Kadim tarihimizde Mayıs ayı gelince konuşulan; daima İstanbul’un, Konstantiniyye’nin fethi ve Sultan Mehmed Fatih olmuştur…
Tarihi seyri içerisinde Konstantiniyye kendisine gelene kadar yirmi yedi defa kuşatılmış ve alınamamış. Son olarak ise Sultan Mehmed tarafından 1453 tarihinde kuşatılmış ve fethedilerek alınmıştır… Ve kendisi de Fatih unvanına haklı olarak kavuşmuştur…
Çocukluğundan itibaren yalnızca dinî değil ilmî terbiye de alan Sultan Mehmed Fatih, Molla Hüsrev’in, Molla Gürani’nin ve Akşemseddin’in mayaladıkları ve yoğurdukları bir din-ilim hamurunun neticesi olmuştur…

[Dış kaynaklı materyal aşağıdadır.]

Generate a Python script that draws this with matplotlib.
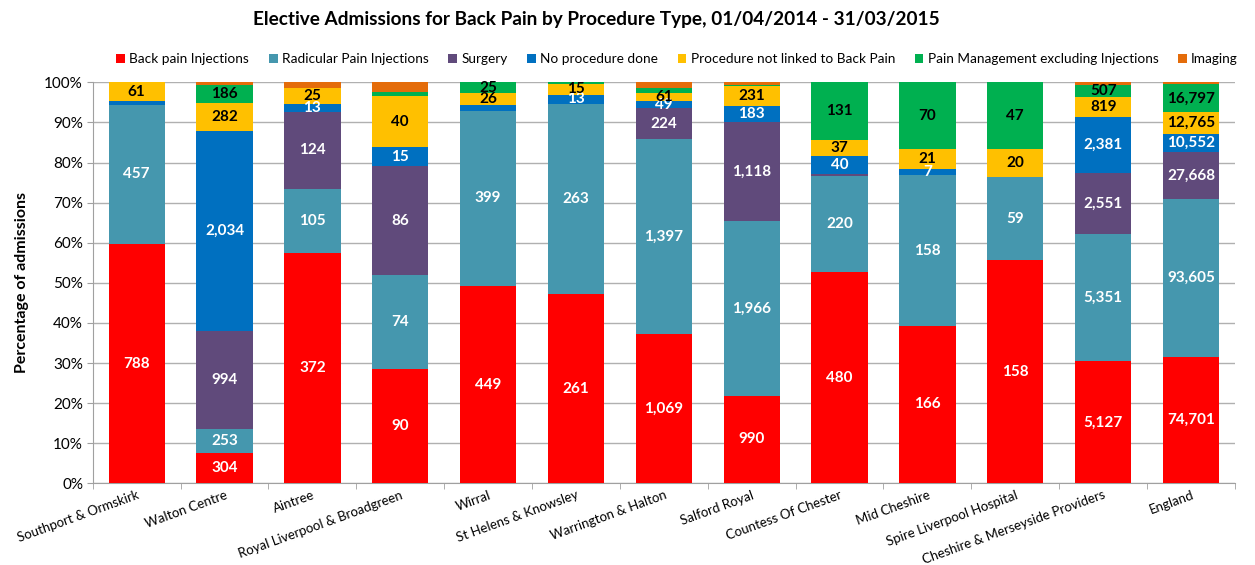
import numpy as np
import matplotlib
matplotlib.use("Agg")
import matplotlib.pyplot as plt

plt.rcParams['font.family'] = ['Lato', 'DejaVu Sans']

# providers along the x axis
providers = ["Southport & Ormskirk", "Walton Centre", "Aintree",
             "Royal Liverpool & Broadgreen", "Wirral", "St Helens & Knowsley",
             "Warrington & Halton", "Salford Royal", "Countess Of Chester",
             "Mid Cheshire", "Spire Liverpool Hospital",
             "Cheshire & Merseyside Providers", "England"]

# admissions by procedure type (small unlabeled segments)
back_pain_inj = [788, 304, 372, 90, 449, 261, 1069, 990, 480, 166, 158, 5127, 74701]
radicular_inj = [457, 253, 105, 74, 399, 263, 1397, 1966, 220, 158, 59, 5351, 93605]
surgery = [0, 994, 124, 86, 0, 0, 224, 1118, 4, 0, 0, 2551, 27668]
no_procedure = [13, 2034, 13, 15, 14, 13, 49, 183, 40, 7, 0, 2381, 10552]
not_linked = [61, 282, 25, 40, 26, 15, 61, 231, 37, 21, 20, 819, 12765]
pain_mgmt = [0, 186, 0, 3, 25, 2, 38, 2, 131, 70, 47, 507, 16797]
imaging = [0, 26, 10, 8, 0, 0, 38, 35, 0, 0, 0, 125, 1050]

series_names = ["Back pain Injections", "Radicular Pain Injections", "Surgery",
                "No procedure done", "Procedure not linked to Back Pain",
                "Pain Management excluding Injections", "Imaging"]
series = [back_pain_inj, radicular_inj, surgery, no_procedure, not_linked,
          pain_mgmt, imaging]
colors = ["#FF0000", "#4597AE", "#604A7B", "#0070C0", "#FFC000", "#00B050", "#E46C0A"]
text_colors = ["white", "white", "white", "white", "black", "black", "black"]

counts = np.array(series, dtype=float)
pct = counts / counts.sum(axis=0) * 100

fig = plt.figure(figsize=(12.55, 5.65), dpi=100)
ax = fig.add_axes([0.0739, 0.1446, 0.9101, 0.7097])

x = np.arange(len(providers))
bottom = np.zeros(len(providers))
for k, name in enumerate(series_names):
    ax.bar(x, pct[k], bottom=bottom, width=0.64, color=colors[k], label=name,
           linewidth=0, zorder=3)
    # value labels, Imaging and the thin slivers left unlabeled like the original
    if name != "Imaging":
        for i in range(len(providers)):
            if pct[k, i] >= 1.6:
                ax.text(x[i], bottom[i] + pct[k, i] / 2, f"{int(counts[k, i]):,}",
                        ha="center", va="center", color=text_colors[k],
                        fontsize=11, fontweight="bold", zorder=4)
    bottom += pct[k]

ax.set_xlim(-0.5, len(providers) - 0.5)
ax.set_ylim(0, 100)
ax.set_yticks(np.arange(0, 101, 10))
ax.set_yticklabels([f"{v}%" for v in range(0, 101, 10)], fontsize=11)
ax.yaxis.grid(True, color="#B0B0B0", linewidth=1, zorder=0)
ax.tick_params(axis="y", length=4, color="#A0A0A0", pad=3)

ax.set_xticks(x)
ax.set_xticklabels(providers, rotation=20, ha="right", rotation_mode="anchor",
                   fontsize=9.5)
ax.set_xticks(np.arange(-0.5, len(providers)), minor=True)
ax.tick_params(axis="x", which="major", length=0, pad=4)
ax.tick_params(axis="x", which="minor", length=4, color="#A0A0A0")

for s in ["top", "right"]:
    ax.spines[s].set_visible(False)
for s in ["left", "bottom"]:
    ax.spines[s].set_color("#A0A0A0")

ax.set_ylabel("Percentage of admissions", fontsize=11.5, fontweight="bold", labelpad=11)

fig.text(596 / 1255, 1 - 20 / 565,
         "Elective Admissions for Back Pain by Procedure Type, 01/04/2014 - 31/03/2015",
         ha="center", va="center", fontsize=13.7, fontweight="bold")

fig.legend(loc="center", bbox_to_anchor=(677 / 1255, 1 - 59 / 565), ncol=7,
           frameon=False, fontsize=9.8, handlelength=0.65, handleheight=0.65,
           handletextpad=0.3, columnspacing=1.45, borderaxespad=0)

fig.savefig("out.png", dpi=100)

Şehzadeliğinden itibaren bir peygamber müjdesine mazhar olabilmek için çalışması ve bunda muvaffak olabilmeyi kendisine gaye edinmesi kendisinin en büyük güç kaynağı olmuştur… “La’tüftehanne’l-Konstantiniyye, Vele ni’mel emiru emiruna vele ni’mel-ceyşu zalikel’l-ceyş” yani “Konstantiniyye muhakkak feth olunacaktır. Onu fetheden kumandan ne güzel kumandandır. Ve onu fetheden ordu ne güzel ordudur…” Hadis-i Şerifindeki müjdeli istek Sultan Mehmed’in hareket noktasını, güç kaynağını ve mukaddes hedefini teşkil eder…

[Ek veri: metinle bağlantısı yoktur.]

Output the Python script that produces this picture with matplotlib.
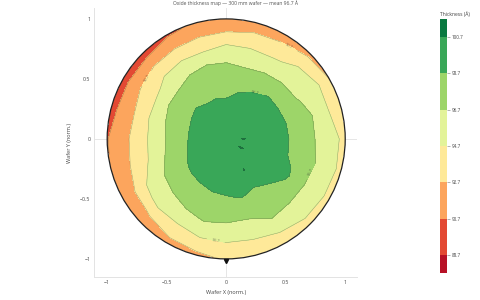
import numpy as np
import matplotlib
matplotlib.use("Agg")
import matplotlib.pyplot as plt
from matplotlib.colors import ListedColormap, BoundaryNorm, Normalize
from matplotlib.patches import Circle

plt.rcParams['font.family'] = ['Open Sans', 'DejaVu Sans']

# ---- data ----
title_text = "Oxide thickness map \u2014 300 mm wafer \u2014 mean 96.7 \u00c5"
levels = [87.7, 88.7, 90.7, 92.7, 94.7, 96.7, 98.7, 100.7, 101.7]
tick_values = [88.7, 90.7, 92.7, 94.7, 96.7, 98.7, 100.7]
angles_deg = [0, 15, 30, 45, 60, 75, 90, 105, 120, 135, 150, 165,
              180, 195, 210, 225, 240, 255, 270, 285, 300, 315, 330, 345]
radii = [0.0, 0.15, 0.3, 0.4, 0.5, 0.6, 0.7, 0.8, 0.9, 0.95, 1.0]
center_thickness = 100.1
ring_thickness = [
    [100.8, 99.35, 99.1, 98.85, 98.3, 97.3, 96.0, 95.4, 94.7, 93.93],
    [99.72, 99.34, 99.08, 98.83, 98.14, 97.4, 96.0, 94.6, 94.37, 93.53],
    [99.7, 99.29, 99.02, 98.75, 97.3, 96.52, 95.9, 94.7, 93.7, 92.7],
    [99.68, 99.26, 98.98, 98.7, 97.16, 96.4, 95.15, 94.3, 93.03, 92.2],
    [99.63, 99.17, 98.86, 98.5, 97.12, 95.95, 94.4, 93.16, 92.39, 91.62],
    [99.58, 99.05, 98.7, 97.93, 96.8, 96.03, 94.37, 93.0, 92.0, 91.3],
    [99.5, 98.9, 98.38, 98.0, 97.09, 95.97, 94.5, 92.56, 91.98, 91.38],
    [99.52, 98.93, 98.41, 97.7, 97.3, 95.7, 93.7, 92.41, 91.69, 90.99],
    [99.53, 98.97, 98.2, 97.66, 96.86, 95.7, 93.78, 92.15, 91.24, 90.4],
    [99.55, 99.0, 98.52, 97.61, 96.3, 95.16, 93.9, 91.81, 90.7, 89.95],
    [99.52, 98.93, 98.3, 97.6, 96.08, 94.3, 93.23, 91.61, 90.7, 89.95],
    [99.48, 98.86, 98.07, 97.02, 95.9, 94.23, 92.7, 91.53, 90.7, 89.95],
    [99.46, 98.83, 98.2, 96.81, 95.31, 94.3, 92.92, 91.56, 91.2, 90.6],
    [99.52, 98.93, 98.28, 97.23, 95.6, 94.45, 93.2, 91.78, 91.3, 90.8],
    [99.56, 99.02, 98.6, 97.3, 96.7, 95.45, 94.4, 92.37, 91.53, 91.2],
    [99.6, 99.1, 98.77, 98.0, 97.13, 95.8, 94.94, 92.8, 92.24, 91.47],
    [99.63, 99.17, 98.86, 98.25, 97.6, 96.35, 94.9, 93.61, 92.7, 91.95],
    [99.66, 99.22, 98.93, 98.51, 97.56, 96.9, 95.41, 94.03, 92.9, 92.4],
    [99.67, 99.24, 98.96, 98.6, 97.3, 96.7, 95.7, 94.13, 93.5, 92.9],
    [99.7, 99.29, 99.02, 98.75, 97.94, 96.6, 95.76, 94.2, 93.87, 93.29],
    [99.72, 100.8, 99.08, 98.5, 98.22, 97.27, 96.4, 94.7, 94.14, 93.59],
    [99.72, 99.34, 99.08, 98.83, 98.27, 97.0, 96.43, 95.4, 94.46, 93.87],
    [100.85, 99.36, 99.12, 98.87, 98.9, 97.46, 96.2, 95.29, 94.7, 94.03],
    [99.73, 99.36, 99.12, 98.87, 98.4, 97.7, 96.38, 95.0, 94.81, 94.13],
]

# ---- build polar grid ----
ang = np.deg2rad(np.array(angles_deg + [angles_deg[0] + 360]))
rad = np.array(radii)
rings = np.array(ring_thickness + [ring_thickness[0]])
Z = np.column_stack([np.full(len(ang), center_thickness), rings])
R, A = np.meshgrid(rad, ang)
X = R * np.cos(A)
Y = R * np.sin(A)

cmap_base = plt.get_cmap('RdYlGn')
nrm = Normalize(levels[0], levels[-1])
band_colors = [cmap_base(nrm((levels[i] + levels[i + 1]) / 2)) for i in range(len(levels) - 1)]
cmap = ListedColormap(band_colors)
bnorm = BoundaryNorm(levels, cmap.N)

fig = plt.figure(figsize=(4.8, 3.0), dpi=100)
ax = fig.add_axes([0.196, 0.077, 0.548, 0.896])
ax.set_xlim(-1.11, 1.10)
ax.set_ylim(-1.15, 1.09)

ax.axhline(0, color='#e6e6e6', lw=0.7, zorder=0)
ax.axvline(0, color='#e6e6e6', lw=0.7, zorder=0)

clip = Circle((0, 0), 1.0, transform=ax.transData, facecolor='none', edgecolor='none')
cf = ax.contourf(X, Y, Z, levels=levels, cmap=cmap, norm=bnorm, zorder=1)
cf.set_clip_path(clip)
cl = ax.contour(X, Y, Z, levels=levels[1:-1], colors='#5a5a3a', linewidths=0.35, alpha=0.55, zorder=2)
cl.set_clip_path(clip)
ax.clabel(cl, fmt='%.1f', fontsize=3.0, colors='#333333', inline=True,
          manual=[(0.5, 0.72), (0.73, -0.28), (-0.09, -0.86), (0.23, 0.33), (-0.66, 0.5)])

ax.add_patch(Circle((0, 0), 1.0, facecolor='none', edgecolor='#222222', lw=0.9, zorder=3))
ax.plot([0], [-1.015], marker='v', color='#111111', markersize=3, zorder=4)

for s in ['top', 'right']:
    ax.spines[s].set_visible(False)
for s in ['left', 'bottom']:
    ax.spines[s].set_color('#e3e3e3')
    ax.spines[s].set_linewidth(0.7)
ax.set_xticks([-1, -0.5, 0, 0.5, 1])
ax.set_xticklabels(['\u22121', '\u22120.5', '0', '0.5', '1'])
ax.set_yticks([-1, -0.5, 0, 0.5, 1])
ax.set_yticklabels(['\u22121', '\u22120.5', '0', '0.5', '1'])
ax.tick_params(length=0, labelsize=3.8, labelcolor='#444444', pad=2.5)
ax.set_xlabel('Wafer X (norm.)', fontsize=4.0, color='#444444', labelpad=3)
ax.set_ylabel('Wafer Y (norm.)', fontsize=4.0, color='#444444', labelpad=6)

fig.text(0.49, 0.998, title_text, ha='center', va='top', fontsize=3.6, color='#555555')

cax = fig.add_axes([0.917, 0.09, 0.0146, 0.847])
cb = fig.colorbar(cf, cax=cax, ticks=tick_values, spacing='proportional')
cb.minorticks_off()
cb.outline.set_visible(False)
cb.ax.tick_params(length=2, width=0.4, color='#777777', labelsize=3.3, labelcolor='#444444', pad=1.5)
cb.ax.set_yticklabels(['%.1f' % v for v in tick_values])
fig.text(0.917, 0.952, 'Thickness (\u00c5)', ha='left', va='center', fontsize=3.6, color='#444444')

fig.savefig('out.png', dpi=100)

Bu konuda asırlar sonra Rene Grousset ise: “Sonunda Roma İmparatorluğunun fetih misyonunu, Osmanlı Türkleri başardılar. Çünkü birbirini izleyen çok büyük hükümdarlara sahip olmak şansına erdiler. Osmanoğulları, düşmanlarıyla kıyas kabul edilmez askerlik dehası taşıyorlardı. Ne istediklerini biliyorlardı. Fetihten gayri hiçbir ülkü taşımıyorlardı. Sonunda müstesna bir hanedan olan Osmanoğulları, Peygamberin hadisindeki kutsal amacı, asırlar sonra canlandırdılar ve gerçekleştirdiler” diyor… Bu gerçekleştirme ise Sultan Mehmed Fatih’e nasip olmuştur…
Hayat her zaman gül-gülistan geçmiyor… İki dünyaya da hayat ve canlılık katan Doğunun nazlı gülistanı Bağdat ve Batının nazenin gülistanı Gırnata bütün dünyaya, bütün beşere bâki medeniyet ve insaniyet meyveleri verdikten sonra yıkılırken, bütün İslâm âlemi ve insanlık ağlıyordu…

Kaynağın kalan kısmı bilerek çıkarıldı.